PROBLEM DETAILS - Drop the images; return everything else in the listing below exactly.

EXCERPTED RECORDS -
— START —
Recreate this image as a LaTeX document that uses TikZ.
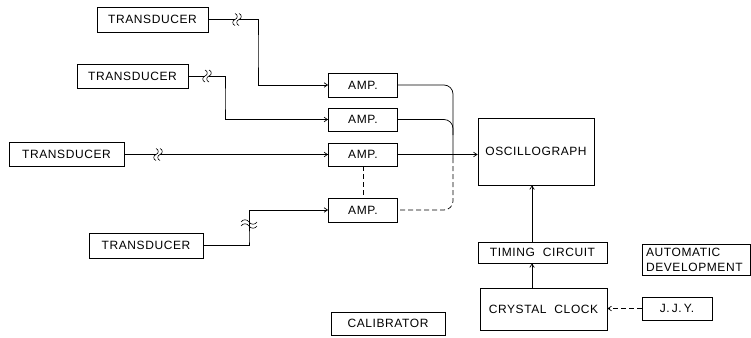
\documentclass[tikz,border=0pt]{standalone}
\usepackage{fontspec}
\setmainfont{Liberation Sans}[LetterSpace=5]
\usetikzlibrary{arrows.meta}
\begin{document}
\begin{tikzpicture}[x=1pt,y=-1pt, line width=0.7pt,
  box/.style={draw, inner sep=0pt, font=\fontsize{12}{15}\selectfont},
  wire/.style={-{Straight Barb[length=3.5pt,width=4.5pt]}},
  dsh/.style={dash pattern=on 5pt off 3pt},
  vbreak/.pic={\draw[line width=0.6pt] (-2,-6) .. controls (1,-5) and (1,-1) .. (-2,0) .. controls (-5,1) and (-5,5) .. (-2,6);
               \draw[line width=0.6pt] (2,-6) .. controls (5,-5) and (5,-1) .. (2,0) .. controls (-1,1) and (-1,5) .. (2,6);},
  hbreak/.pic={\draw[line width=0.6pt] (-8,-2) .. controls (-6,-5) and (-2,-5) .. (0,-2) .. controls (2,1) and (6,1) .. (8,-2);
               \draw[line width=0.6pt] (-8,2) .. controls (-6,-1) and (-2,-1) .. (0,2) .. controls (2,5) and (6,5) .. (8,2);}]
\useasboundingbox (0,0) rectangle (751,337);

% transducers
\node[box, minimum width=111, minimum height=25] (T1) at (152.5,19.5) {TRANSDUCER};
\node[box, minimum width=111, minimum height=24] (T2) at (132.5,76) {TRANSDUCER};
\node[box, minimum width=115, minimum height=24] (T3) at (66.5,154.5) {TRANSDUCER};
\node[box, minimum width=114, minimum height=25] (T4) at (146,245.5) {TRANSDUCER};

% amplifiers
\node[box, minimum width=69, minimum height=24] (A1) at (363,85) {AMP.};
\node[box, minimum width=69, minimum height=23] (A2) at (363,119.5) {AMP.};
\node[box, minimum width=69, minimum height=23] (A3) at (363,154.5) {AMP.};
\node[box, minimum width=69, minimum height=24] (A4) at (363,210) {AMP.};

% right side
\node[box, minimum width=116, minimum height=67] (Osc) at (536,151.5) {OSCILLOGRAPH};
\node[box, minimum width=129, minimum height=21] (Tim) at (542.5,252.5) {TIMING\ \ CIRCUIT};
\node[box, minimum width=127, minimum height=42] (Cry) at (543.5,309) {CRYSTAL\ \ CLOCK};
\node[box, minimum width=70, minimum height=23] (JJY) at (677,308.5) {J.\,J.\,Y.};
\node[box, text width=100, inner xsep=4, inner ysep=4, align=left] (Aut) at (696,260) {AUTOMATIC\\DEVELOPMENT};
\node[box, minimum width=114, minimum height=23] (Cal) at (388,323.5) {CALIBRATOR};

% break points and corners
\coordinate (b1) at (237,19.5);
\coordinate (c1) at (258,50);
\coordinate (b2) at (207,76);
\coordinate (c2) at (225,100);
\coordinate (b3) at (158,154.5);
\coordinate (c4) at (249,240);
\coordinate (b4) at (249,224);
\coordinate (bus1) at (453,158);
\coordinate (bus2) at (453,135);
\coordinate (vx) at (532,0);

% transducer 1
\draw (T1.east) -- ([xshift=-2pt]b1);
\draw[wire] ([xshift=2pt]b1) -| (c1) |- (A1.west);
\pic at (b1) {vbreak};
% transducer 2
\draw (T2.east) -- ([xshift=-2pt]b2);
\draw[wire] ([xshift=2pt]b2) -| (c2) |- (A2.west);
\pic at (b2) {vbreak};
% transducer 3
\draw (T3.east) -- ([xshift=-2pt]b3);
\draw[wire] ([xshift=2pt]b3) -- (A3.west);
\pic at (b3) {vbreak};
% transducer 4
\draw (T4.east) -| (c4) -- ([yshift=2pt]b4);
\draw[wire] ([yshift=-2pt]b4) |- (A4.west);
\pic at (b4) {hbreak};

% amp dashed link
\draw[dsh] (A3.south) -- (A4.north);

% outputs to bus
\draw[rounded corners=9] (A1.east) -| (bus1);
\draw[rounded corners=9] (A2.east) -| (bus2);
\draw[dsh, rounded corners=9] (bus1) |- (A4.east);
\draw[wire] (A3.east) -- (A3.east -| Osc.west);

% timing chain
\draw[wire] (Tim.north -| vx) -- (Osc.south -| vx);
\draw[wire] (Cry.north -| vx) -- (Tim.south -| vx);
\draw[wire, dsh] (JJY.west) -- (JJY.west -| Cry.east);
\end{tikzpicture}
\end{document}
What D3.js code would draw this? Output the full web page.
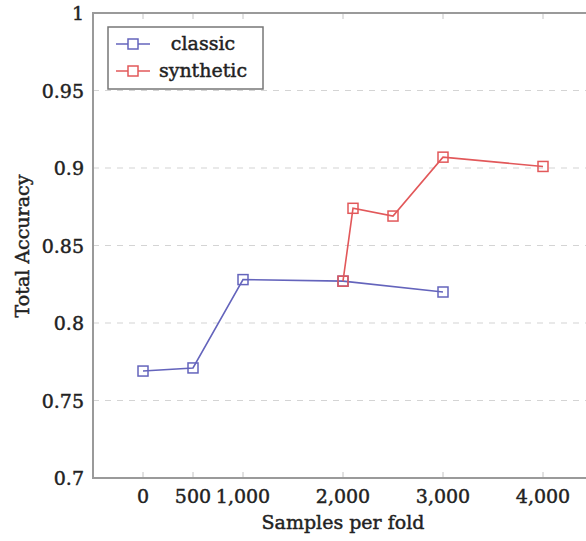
— END —
CORRECT ANSWER -
Recreate this image as a LaTeX document that uses TikZ.
\documentclass[tikz,border=0pt]{standalone}
\usepackage{fontspec}
\setmainfont{Liberation Sans}[LetterSpace=5]
\usetikzlibrary{arrows.meta}
\begin{document}
\begin{tikzpicture}[x=1pt,y=-1pt, line width=0.7pt,
  box/.style={draw, inner sep=0pt, font=\fontsize{12}{15}\selectfont},
  wire/.style={-{Straight Barb[length=3.5pt,width=4.5pt]}},
  dsh/.style={dash pattern=on 5pt off 3pt},
  vbreak/.pic={\draw[line width=0.6pt] (-2,-6) .. controls (1,-5) and (1,-1) .. (-2,0) .. controls (-5,1) and (-5,5) .. (-2,6);
               \draw[line width=0.6pt] (2,-6) .. controls (5,-5) and (5,-1) .. (2,0) .. controls (-1,1) and (-1,5) .. (2,6);},
  hbreak/.pic={\draw[line width=0.6pt] (-8,-2) .. controls (-6,-5) and (-2,-5) .. (0,-2) .. controls (2,1) and (6,1) .. (8,-2);
               \draw[line width=0.6pt] (-8,2) .. controls (-6,-1) and (-2,-1) .. (0,2) .. controls (2,5) and (6,5) .. (8,2);}]
\useasboundingbox (0,0) rectangle (751,337);

% transducers
\node[box, minimum width=111, minimum height=25] (T1) at (152.5,19.5) {TRANSDUCER};
\node[box, minimum width=111, minimum height=24] (T2) at (132.5,76) {TRANSDUCER};
\node[box, minimum width=115, minimum height=24] (T3) at (66.5,154.5) {TRANSDUCER};
\node[box, minimum width=114, minimum height=25] (T4) at (146,245.5) {TRANSDUCER};

% amplifiers
\node[box, minimum width=69, minimum height=24] (A1) at (363,85) {AMP.};
\node[box, minimum width=69, minimum height=23] (A2) at (363,119.5) {AMP.};
\node[box, minimum width=69, minimum height=23] (A3) at (363,154.5) {AMP.};
\node[box, minimum width=69, minimum height=24] (A4) at (363,210) {AMP.};

% right side
\node[box, minimum width=116, minimum height=67] (Osc) at (536,151.5) {OSCILLOGRAPH};
\node[box, minimum width=129, minimum height=21] (Tim) at (542.5,252.5) {TIMING\ \ CIRCUIT};
\node[box, minimum width=127, minimum height=42] (Cry) at (543.5,309) {CRYSTAL\ \ CLOCK};
\node[box, minimum width=70, minimum height=23] (JJY) at (677,308.5) {J.\,J.\,Y.};
\node[box, text width=100, inner xsep=4, inner ysep=4, align=left] (Aut) at (696,260) {AUTOMATIC\\DEVELOPMENT};
\node[box, minimum width=114, minimum height=23] (Cal) at (388,323.5) {CALIBRATOR};

% break points and corners
\coordinate (b1) at (237,19.5);
\coordinate (c1) at (258,50);
\coordinate (b2) at (207,76);
\coordinate (c2) at (225,100);
\coordinate (b3) at (158,154.5);
\coordinate (c4) at (249,240);
\coordinate (b4) at (249,224);
\coordinate (bus1) at (453,158);
\coordinate (bus2) at (453,135);
\coordinate (vx) at (532,0);

% transducer 1
\draw (T1.east) -- ([xshift=-2pt]b1);
\draw[wire] ([xshift=2pt]b1) -| (c1) |- (A1.west);
\pic at (b1) {vbreak};
% transducer 2
\draw (T2.east) -- ([xshift=-2pt]b2);
\draw[wire] ([xshift=2pt]b2) -| (c2) |- (A2.west);
\pic at (b2) {vbreak};
% transducer 3
\draw (T3.east) -- ([xshift=-2pt]b3);
\draw[wire] ([xshift=2pt]b3) -- (A3.west);
\pic at (b3) {vbreak};
% transducer 4
\draw (T4.east) -| (c4) -- ([yshift=2pt]b4);
\draw[wire] ([yshift=-2pt]b4) |- (A4.west);
\pic at (b4) {hbreak};

% amp dashed link
\draw[dsh] (A3.south) -- (A4.north);

% outputs to bus
\draw[rounded corners=9] (A1.east) -| (bus1);
\draw[rounded corners=9] (A2.east) -| (bus2);
\draw[dsh, rounded corners=9] (bus1) |- (A4.east);
\draw[wire] (A3.east) -- (A3.east -| Osc.west);

% timing chain
\draw[wire] (Tim.north -| vx) -- (Osc.south -| vx);
\draw[wire] (Cry.north -| vx) -- (Tim.south -| vx);
\draw[wire, dsh] (JJY.west) -- (JJY.west -| Cry.east);
\end{tikzpicture}
\end{document}
What D3.js code would draw this? Output the full web page.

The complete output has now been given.